種苗法は例外規定が多いので、自家増殖や転売は 一律禁止、現場が理解しやすいシンプルな条文にすべきと明解にしかも赤で書かれています。(中略)

違反した場合には 懲役10年以下1千万円の罰金 共謀罪の対象になっています。政府は 中国 韓国などにシャインマスカットのような日本の優秀な育種知権が合法的に流出するのを防ぐために種苗法の改正が必要だと説明しています。本当でしょうか。
 
種苗法21条は、登録品種についても自家増殖(採種が)原則自由になっています。(中略..)私どもの見解からすれば、政府は国民を騙していることになります。むしろ、種苗法は国内法ですから、海外での取り締まりはできないので、宮崎県が種牛の種苗(精液)の海外への流出を刑事告訴したように、現行法で十分です。(中略)


種子法を廃止する時にも政府は種苗法で守るから大丈夫ですと説明しました。
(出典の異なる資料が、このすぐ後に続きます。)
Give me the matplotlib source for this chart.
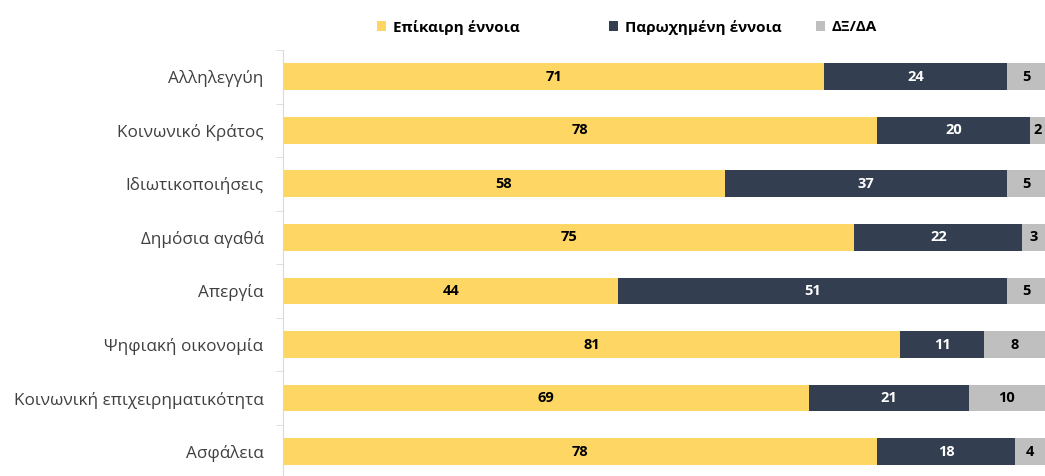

しかし本当の狙いは 種子法で守られてきた主食コメ小麦大豆もモンサント等多国籍企業の種子を農家に購入させるために先に種子法を廃止したのではと思ってしまいます。(中略)

今年の9月欧州議会でも農家の自家採種を自由にすることを決定しています。昨年12月国連の人権宣言でも種子は農民の権利であることを採択しました。日本の今回の自家採種禁止の 種苗法の改定は 中南米 インド等 世界の潮流に逆走した1周遅れのトップランナーです。(中略)

長野県の種子条例も 伝統的な固定種子を守るものになっています。私たちにはいかに政府が自家増殖(採種)を禁しても打つ手立てがあります。種子法が廃止されても、既に11道県で 種子法に代わる 種子条例が 制定され、年度内に21の道県で種子条例が制定される見込みになっているように。